## What you will do
Output, please, exactly those lines of the listing that come before the line with "c_src = [0.30, 0.86, 0.94]", along with that line itself.

## Raw data
⟨

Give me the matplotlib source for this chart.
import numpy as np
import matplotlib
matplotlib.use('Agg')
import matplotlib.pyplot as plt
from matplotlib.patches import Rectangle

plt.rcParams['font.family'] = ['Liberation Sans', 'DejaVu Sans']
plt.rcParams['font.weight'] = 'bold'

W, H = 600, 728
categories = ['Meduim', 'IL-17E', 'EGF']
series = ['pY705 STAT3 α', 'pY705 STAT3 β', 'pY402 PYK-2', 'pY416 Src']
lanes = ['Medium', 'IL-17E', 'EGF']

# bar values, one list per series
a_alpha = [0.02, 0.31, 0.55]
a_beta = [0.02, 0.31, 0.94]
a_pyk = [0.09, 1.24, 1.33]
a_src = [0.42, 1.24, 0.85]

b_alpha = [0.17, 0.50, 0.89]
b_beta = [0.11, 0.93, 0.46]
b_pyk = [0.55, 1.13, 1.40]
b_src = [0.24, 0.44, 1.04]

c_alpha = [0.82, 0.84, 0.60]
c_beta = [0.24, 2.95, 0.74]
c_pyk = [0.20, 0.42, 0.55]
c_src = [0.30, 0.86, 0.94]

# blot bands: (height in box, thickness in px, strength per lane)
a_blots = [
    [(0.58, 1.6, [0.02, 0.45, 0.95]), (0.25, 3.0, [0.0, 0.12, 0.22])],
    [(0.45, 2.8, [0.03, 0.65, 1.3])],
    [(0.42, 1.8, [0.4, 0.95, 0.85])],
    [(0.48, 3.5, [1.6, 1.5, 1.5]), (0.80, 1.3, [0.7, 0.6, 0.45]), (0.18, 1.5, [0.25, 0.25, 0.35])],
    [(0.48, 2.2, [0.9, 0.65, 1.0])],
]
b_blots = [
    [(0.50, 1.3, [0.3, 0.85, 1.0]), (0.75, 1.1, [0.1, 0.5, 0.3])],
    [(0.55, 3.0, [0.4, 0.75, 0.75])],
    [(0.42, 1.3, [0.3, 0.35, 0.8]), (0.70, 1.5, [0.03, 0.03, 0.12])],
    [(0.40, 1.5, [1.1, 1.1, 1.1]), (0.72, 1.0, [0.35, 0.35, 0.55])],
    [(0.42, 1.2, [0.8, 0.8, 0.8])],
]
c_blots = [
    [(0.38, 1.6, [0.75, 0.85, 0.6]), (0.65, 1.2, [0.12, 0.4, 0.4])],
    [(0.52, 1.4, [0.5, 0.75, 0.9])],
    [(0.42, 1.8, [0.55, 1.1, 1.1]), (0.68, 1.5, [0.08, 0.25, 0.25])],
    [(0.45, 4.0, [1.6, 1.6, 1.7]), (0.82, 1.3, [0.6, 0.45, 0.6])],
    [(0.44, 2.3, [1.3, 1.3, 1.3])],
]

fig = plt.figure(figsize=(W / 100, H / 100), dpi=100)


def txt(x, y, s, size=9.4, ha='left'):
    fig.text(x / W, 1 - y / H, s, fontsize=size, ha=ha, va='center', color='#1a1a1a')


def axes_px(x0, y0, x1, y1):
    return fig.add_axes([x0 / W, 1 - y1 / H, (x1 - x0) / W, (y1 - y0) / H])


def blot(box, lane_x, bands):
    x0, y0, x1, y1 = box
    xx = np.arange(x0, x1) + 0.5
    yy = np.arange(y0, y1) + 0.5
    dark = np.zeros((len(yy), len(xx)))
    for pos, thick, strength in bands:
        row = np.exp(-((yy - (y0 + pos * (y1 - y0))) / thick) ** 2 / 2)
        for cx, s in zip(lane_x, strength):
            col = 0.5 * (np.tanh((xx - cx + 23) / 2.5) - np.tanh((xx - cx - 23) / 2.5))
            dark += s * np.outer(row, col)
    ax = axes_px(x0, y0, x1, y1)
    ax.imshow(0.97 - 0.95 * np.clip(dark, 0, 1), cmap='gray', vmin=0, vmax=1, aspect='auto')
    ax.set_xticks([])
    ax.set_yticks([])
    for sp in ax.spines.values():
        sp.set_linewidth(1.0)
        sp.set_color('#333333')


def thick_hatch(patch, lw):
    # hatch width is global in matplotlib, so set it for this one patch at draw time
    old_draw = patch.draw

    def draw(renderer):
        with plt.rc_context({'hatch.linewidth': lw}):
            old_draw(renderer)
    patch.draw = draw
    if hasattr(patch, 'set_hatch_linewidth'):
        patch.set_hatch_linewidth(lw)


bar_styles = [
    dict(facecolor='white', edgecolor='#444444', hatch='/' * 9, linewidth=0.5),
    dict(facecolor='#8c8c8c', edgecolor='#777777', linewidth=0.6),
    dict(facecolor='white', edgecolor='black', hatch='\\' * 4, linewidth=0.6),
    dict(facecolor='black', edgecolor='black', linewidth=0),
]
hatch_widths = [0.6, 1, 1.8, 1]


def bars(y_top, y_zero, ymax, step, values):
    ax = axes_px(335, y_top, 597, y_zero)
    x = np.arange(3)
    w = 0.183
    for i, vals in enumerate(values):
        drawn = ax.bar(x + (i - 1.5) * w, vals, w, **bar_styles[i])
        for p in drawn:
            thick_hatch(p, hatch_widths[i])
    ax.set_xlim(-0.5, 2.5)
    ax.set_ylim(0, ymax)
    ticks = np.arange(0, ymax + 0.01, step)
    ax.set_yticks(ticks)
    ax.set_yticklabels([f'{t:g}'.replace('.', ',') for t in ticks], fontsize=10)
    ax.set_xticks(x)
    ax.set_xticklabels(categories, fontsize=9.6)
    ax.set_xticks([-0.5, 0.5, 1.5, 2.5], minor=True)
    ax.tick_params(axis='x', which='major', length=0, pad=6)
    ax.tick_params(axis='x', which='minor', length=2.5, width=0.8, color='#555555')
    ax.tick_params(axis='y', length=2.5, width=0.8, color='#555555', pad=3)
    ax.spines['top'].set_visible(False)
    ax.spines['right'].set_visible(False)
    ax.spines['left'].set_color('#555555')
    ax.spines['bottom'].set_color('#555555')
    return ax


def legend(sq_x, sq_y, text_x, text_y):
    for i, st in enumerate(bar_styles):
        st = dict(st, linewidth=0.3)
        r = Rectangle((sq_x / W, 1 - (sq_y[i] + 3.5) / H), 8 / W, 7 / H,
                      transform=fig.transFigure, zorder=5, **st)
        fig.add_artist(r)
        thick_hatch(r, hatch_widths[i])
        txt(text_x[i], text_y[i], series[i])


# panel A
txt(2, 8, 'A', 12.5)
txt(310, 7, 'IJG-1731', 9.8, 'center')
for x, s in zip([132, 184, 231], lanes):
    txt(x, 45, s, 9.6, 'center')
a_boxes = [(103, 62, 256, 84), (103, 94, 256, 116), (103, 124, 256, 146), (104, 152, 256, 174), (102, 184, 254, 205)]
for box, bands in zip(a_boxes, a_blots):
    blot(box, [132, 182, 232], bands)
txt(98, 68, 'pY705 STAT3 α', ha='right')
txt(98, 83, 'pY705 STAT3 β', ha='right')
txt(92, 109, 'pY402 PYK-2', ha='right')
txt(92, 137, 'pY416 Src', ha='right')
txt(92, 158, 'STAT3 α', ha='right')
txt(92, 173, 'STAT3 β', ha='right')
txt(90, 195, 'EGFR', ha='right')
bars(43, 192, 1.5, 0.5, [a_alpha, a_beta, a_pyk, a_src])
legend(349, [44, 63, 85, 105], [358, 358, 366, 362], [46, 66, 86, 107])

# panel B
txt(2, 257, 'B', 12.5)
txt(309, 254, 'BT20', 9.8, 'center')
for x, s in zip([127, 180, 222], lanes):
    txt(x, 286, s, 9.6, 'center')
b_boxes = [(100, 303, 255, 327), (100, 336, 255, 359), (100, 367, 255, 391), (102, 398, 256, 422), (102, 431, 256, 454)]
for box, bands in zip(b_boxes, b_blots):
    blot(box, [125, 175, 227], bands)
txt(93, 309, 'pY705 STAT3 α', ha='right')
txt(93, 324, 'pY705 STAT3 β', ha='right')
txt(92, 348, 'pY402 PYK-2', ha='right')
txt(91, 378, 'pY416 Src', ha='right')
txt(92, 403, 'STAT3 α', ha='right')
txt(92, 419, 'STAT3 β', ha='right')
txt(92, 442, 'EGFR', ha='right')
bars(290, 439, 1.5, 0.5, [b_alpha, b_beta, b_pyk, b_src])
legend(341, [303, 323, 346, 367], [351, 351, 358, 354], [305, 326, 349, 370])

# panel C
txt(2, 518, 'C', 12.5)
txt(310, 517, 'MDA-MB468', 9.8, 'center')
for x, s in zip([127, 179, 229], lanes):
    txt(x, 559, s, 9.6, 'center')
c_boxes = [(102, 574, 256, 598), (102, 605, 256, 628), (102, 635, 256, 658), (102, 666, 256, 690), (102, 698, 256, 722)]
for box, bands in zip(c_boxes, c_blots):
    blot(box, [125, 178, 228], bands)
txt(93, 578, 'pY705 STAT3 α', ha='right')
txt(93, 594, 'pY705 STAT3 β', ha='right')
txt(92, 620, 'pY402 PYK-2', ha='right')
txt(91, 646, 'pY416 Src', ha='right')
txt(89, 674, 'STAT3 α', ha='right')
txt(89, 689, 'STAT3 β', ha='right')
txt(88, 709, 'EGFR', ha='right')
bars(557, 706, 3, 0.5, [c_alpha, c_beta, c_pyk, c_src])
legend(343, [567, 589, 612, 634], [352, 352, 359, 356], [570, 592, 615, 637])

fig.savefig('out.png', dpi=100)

⟩

## Response to the task
Give me the matplotlib source for this chart.
import numpy as np
import matplotlib
matplotlib.use('Agg')
import matplotlib.pyplot as plt
from matplotlib.patches import Rectangle

plt.rcParams['font.family'] = ['Liberation Sans', 'DejaVu Sans']
plt.rcParams['font.weight'] = 'bold'

W, H = 600, 728
categories = ['Meduim', 'IL-17E', 'EGF']
series = ['pY705 STAT3 α', 'pY705 STAT3 β', 'pY402 PYK-2', 'pY416 Src']
lanes = ['Medium', 'IL-17E', 'EGF']

# bar values, one list per series
a_alpha = [0.02, 0.31, 0.55]
a_beta = [0.02, 0.31, 0.94]
a_pyk = [0.09, 1.24, 1.33]
a_src = [0.42, 1.24, 0.85]

b_alpha = [0.17, 0.50, 0.89]
b_beta = [0.11, 0.93, 0.46]
b_pyk = [0.55, 1.13, 1.40]
b_src = [0.24, 0.44, 1.04]

c_alpha = [0.82, 0.84, 0.60]
c_beta = [0.24, 2.95, 0.74]
c_pyk = [0.20, 0.42, 0.55]
c_src = [0.30, 0.86, 0.94]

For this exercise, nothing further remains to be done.